Enter Antony Gillingham to The Red House, just after a shot rings out, to find Cayley banging on the locked door of the study and imploring his cousin Mark to open the door. When Antony and Cayley gain access to the study, they discover Robert Ablett lying on the floor, shot dead, while Mark has vanished.
The police, when they arrive, are not incompetent, but quite naturally they believe the simplest explanation, that Mark killed Robert and has fled to avoid punishment. Apart from some suspicion of the eccentric Mr Antony Gillingham, who turned up so conveniently, the police are sure that all they have to do is locate Mark Ablett and the case will be solved.
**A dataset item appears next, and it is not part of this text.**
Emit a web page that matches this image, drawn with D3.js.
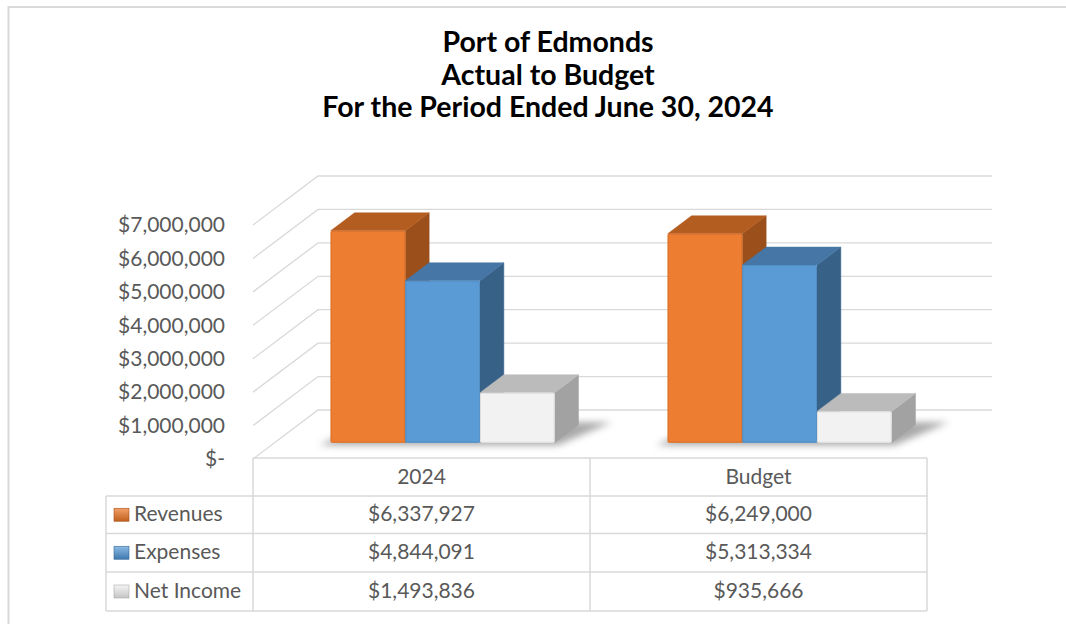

Antony thinks otherwise. He is happy to take up detection as his new profession and there are aspects of the case that he does not consider covered by the obvious explanation. Most of the other guests return to London but Bill stays on and Antony enlists him to help investigate:
'”Are you prepared to be the complete Watson?” he asked.
“Watson?”
“Do-you-follow-me-Watson; that one. Are you prepared to have quite obvious things explained to you, to ask futile questions, to give me chances of scoring off you, to make brilliant discoveries of your own two or three days after I have made them myself – all that kind of thing? Because it all helps.”
“My dear Tony,” said Bill delightedly, “need you ask?”
Through a wonderful medley of stolid police detectives, false clues, ghost stories and secret tunnels, Antony and Bill investigate until they reach the truth behind the crime.
The Red House Mystery is a brilliant, early Golden Age mystery; alight with wit, comedy and shrewd characterisation, and yet with a sadness at the core of the crime. Antony Gillingham is an intriguing protagonist and his relationship with the younger, more naïve Bill Beverley works very well. The end of the book is set up for Antony to potentially investigate other crimes and it is interesting to speculate that if this had been the first in a series, Antony Gillingham could have been as iconic a Golden Age detective as Albert Campion, Peter Wimsey or Roderick Alleyn.